-- begin EXTRACTED DATA --

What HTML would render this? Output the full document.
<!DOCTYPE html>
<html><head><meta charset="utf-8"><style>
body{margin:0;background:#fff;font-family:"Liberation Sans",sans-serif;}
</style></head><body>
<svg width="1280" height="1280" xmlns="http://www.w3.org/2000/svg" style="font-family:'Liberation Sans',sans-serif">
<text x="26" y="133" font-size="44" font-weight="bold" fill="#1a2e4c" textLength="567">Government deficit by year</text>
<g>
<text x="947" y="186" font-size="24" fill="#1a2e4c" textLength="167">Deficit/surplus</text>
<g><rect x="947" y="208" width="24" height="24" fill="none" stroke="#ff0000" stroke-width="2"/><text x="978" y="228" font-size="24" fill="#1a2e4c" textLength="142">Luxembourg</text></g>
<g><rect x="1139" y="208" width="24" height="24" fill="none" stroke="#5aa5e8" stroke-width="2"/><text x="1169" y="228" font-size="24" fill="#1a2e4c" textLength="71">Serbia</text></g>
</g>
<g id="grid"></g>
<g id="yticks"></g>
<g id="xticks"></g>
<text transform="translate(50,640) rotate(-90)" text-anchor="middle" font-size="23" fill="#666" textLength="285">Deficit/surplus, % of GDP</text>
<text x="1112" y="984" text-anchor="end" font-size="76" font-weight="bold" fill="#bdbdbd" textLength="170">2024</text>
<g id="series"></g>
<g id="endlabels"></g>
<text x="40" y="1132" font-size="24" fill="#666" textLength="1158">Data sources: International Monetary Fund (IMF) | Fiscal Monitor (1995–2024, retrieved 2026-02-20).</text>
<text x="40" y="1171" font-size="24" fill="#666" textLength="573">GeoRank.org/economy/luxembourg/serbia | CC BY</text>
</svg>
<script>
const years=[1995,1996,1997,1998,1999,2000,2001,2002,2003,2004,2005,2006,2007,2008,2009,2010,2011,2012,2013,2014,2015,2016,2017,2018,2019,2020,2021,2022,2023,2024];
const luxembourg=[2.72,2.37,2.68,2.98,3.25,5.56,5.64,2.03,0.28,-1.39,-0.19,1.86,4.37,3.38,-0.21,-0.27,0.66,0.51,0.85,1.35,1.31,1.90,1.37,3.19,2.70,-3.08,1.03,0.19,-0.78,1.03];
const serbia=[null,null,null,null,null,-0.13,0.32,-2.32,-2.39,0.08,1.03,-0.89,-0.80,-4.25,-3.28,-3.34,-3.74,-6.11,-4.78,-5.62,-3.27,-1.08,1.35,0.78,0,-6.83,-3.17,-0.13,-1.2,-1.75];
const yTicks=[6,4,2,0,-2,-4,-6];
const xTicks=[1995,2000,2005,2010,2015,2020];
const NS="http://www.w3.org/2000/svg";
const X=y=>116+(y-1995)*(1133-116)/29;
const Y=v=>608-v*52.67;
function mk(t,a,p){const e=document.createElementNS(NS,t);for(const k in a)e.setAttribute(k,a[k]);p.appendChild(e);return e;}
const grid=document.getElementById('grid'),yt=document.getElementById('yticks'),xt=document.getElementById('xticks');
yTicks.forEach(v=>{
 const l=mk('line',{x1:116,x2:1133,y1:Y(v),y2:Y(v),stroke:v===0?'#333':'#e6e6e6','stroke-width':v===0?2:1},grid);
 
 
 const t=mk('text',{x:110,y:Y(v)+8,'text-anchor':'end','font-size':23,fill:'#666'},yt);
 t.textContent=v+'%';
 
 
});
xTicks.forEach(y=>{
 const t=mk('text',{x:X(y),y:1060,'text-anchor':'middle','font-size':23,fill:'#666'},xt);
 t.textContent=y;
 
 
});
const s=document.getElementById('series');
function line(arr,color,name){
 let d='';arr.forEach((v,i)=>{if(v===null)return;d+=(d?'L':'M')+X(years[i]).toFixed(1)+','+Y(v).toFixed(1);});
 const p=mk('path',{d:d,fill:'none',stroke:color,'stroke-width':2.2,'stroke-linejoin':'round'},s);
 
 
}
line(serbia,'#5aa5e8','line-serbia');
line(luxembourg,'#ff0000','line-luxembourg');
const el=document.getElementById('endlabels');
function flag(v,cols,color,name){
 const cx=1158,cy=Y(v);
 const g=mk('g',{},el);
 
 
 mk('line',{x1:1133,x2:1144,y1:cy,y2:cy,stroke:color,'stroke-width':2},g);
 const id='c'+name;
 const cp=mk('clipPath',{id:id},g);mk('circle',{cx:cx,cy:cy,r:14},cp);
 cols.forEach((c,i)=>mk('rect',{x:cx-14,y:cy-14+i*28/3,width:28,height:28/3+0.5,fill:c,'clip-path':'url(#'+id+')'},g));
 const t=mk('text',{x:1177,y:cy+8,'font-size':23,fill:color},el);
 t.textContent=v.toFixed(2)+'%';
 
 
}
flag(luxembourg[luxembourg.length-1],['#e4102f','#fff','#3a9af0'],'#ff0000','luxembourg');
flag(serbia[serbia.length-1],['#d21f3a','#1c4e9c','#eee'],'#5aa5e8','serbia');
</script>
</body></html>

-- end EXTRACTED DATA --
-- begin EXTRACTED DATA --

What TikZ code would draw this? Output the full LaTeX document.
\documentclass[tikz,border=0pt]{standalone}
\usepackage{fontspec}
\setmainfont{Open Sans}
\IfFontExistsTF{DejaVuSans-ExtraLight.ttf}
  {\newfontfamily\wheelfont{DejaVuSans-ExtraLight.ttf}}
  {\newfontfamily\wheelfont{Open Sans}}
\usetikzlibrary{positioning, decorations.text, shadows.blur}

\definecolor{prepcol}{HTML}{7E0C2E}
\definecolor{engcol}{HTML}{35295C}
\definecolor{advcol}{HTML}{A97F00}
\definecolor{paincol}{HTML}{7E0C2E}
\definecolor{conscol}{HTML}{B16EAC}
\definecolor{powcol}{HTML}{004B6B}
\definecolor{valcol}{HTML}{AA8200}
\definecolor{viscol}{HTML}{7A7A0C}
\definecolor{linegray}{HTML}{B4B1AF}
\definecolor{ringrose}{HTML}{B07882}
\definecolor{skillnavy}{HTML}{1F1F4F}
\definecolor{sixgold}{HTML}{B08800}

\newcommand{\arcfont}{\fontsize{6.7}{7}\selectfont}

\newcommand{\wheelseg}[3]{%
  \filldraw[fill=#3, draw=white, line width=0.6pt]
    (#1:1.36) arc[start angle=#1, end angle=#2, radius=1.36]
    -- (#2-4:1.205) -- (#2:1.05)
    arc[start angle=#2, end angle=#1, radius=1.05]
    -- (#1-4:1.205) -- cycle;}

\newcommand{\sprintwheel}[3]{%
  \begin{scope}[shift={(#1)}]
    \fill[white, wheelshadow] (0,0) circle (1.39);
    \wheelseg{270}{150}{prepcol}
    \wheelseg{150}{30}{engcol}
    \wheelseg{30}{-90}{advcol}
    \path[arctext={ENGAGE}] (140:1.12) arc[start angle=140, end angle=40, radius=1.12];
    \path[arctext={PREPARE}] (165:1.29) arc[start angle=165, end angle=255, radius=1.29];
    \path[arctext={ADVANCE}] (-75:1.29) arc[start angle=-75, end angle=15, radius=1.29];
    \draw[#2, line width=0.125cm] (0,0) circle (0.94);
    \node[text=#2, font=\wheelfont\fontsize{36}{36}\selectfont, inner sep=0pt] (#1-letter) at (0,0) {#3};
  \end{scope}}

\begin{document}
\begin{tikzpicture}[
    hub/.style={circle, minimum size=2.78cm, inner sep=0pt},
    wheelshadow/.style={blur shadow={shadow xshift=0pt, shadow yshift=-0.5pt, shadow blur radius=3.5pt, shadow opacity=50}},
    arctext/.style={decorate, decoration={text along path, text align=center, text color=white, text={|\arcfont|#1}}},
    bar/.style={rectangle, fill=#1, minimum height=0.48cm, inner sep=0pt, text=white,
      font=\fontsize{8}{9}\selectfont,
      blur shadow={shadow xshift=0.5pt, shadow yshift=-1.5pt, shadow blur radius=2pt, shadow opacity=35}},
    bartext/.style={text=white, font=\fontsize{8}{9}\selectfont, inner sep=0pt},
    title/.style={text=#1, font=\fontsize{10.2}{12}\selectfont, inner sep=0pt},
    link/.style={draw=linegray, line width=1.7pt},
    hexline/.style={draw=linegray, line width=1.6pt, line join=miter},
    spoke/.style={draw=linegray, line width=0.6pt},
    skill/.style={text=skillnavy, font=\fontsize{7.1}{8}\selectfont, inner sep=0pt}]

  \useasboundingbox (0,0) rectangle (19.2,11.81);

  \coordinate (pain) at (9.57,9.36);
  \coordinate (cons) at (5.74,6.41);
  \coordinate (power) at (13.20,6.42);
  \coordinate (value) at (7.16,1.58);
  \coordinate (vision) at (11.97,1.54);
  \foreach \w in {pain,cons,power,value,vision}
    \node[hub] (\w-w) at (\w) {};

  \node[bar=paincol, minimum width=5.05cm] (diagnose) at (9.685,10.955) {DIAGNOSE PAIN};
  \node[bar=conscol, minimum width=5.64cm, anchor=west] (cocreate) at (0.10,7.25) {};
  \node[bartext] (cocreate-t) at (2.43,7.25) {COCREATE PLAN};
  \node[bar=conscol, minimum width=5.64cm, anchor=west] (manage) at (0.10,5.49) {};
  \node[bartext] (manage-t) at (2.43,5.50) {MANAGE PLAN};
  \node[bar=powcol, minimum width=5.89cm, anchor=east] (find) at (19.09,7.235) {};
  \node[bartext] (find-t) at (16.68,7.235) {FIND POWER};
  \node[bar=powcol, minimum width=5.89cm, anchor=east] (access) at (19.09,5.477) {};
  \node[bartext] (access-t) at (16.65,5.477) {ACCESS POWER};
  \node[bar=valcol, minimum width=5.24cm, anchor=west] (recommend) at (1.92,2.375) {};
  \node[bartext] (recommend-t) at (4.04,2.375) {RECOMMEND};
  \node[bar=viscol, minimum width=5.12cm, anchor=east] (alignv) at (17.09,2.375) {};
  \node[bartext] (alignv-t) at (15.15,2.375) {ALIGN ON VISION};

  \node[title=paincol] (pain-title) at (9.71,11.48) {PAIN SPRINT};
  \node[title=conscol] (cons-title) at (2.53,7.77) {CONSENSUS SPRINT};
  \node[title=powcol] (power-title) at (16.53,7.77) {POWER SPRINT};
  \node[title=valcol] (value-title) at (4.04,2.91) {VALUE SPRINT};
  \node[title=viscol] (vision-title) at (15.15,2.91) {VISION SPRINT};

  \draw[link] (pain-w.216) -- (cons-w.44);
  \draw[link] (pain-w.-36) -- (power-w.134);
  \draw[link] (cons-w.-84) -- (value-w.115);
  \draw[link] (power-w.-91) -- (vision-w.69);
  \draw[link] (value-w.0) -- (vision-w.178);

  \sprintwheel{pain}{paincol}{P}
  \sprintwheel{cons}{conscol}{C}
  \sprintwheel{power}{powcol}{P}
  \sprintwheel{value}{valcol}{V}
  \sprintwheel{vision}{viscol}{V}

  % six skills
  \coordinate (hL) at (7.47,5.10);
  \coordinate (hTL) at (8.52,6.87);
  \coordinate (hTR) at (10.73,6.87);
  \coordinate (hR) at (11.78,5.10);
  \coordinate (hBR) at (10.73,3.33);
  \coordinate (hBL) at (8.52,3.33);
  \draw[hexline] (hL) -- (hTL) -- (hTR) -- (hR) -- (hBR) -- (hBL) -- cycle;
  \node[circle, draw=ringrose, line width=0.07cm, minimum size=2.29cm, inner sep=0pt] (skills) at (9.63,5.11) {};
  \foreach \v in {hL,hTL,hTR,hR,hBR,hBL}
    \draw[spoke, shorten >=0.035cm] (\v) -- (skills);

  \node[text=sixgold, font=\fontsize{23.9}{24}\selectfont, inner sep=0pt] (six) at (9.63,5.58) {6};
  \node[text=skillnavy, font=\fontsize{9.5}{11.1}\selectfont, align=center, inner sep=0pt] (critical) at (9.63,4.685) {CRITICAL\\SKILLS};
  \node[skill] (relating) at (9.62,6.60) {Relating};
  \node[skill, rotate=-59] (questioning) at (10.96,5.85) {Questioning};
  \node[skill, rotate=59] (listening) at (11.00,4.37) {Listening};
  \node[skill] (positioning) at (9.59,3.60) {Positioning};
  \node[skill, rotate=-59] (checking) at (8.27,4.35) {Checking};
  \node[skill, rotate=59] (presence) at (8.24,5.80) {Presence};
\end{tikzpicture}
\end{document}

-- end EXTRACTED DATA --
-- begin EXTRACTED DATA --

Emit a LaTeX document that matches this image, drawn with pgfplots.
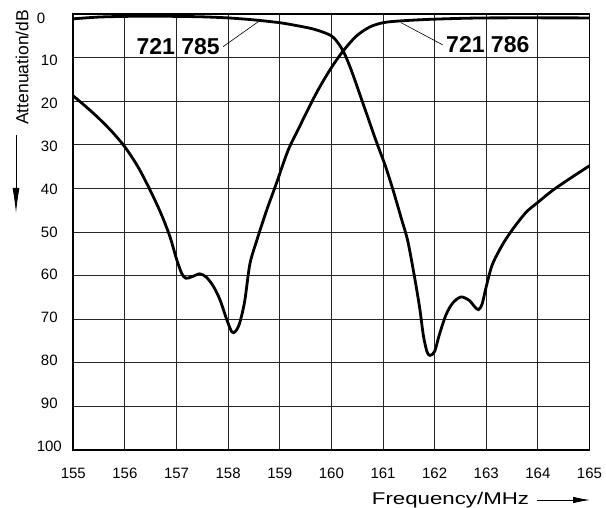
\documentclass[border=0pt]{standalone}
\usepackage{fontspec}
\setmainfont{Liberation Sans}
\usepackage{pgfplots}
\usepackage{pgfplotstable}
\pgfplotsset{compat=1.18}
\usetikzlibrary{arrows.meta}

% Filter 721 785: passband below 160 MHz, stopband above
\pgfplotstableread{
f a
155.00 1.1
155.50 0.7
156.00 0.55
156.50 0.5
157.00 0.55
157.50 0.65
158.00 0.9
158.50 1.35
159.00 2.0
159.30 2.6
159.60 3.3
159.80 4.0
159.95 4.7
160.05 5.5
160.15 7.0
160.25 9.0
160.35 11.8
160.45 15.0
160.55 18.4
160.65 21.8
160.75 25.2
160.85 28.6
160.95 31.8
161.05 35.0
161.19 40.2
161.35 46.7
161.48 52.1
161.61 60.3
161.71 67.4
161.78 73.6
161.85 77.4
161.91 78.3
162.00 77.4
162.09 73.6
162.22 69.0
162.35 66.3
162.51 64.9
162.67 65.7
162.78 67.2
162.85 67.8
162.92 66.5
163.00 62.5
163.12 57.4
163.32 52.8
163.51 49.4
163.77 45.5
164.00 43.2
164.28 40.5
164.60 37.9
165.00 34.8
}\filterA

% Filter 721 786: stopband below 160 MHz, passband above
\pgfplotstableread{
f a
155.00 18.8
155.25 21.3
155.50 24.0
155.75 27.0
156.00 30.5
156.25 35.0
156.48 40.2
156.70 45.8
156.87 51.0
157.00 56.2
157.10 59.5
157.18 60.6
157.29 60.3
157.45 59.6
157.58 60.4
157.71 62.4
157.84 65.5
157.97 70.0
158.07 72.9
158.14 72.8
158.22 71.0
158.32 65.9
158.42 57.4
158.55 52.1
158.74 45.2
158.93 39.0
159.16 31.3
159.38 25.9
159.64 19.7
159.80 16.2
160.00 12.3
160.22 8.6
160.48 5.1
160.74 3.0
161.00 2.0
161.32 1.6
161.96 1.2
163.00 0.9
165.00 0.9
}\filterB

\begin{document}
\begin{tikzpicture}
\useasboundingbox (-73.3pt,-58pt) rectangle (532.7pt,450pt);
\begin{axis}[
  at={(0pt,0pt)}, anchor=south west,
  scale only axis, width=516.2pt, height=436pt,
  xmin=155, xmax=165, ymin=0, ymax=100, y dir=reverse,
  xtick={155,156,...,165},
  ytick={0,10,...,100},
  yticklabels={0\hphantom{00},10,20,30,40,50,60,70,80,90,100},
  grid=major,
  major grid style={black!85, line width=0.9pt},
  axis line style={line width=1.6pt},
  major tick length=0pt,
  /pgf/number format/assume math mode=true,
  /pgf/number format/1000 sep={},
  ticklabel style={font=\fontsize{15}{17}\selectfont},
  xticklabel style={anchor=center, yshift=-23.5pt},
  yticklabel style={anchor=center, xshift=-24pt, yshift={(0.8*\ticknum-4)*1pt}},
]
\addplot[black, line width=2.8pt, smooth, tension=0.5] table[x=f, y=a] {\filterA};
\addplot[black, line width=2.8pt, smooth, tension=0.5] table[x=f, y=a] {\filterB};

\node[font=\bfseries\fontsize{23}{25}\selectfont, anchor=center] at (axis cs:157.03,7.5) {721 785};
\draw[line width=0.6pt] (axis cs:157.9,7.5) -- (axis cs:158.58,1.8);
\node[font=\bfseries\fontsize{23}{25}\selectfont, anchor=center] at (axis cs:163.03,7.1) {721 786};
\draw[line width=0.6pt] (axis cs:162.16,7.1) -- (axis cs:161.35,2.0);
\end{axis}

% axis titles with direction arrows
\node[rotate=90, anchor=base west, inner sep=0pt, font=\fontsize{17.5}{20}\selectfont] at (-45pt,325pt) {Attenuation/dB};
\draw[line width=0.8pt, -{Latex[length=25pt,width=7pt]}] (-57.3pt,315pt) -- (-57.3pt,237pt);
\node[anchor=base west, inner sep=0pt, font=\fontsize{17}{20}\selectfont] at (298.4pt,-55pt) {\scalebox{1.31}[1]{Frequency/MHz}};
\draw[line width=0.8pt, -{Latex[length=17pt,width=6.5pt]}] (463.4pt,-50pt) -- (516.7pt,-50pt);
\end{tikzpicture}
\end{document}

-- end EXTRACTED DATA --

Pull every line containing the word "What" out of the material and copy it.

▶ FULL RESPONSE:
What HTML would render this? Output the full document.
What TikZ code would draw this? Output the full LaTeX document.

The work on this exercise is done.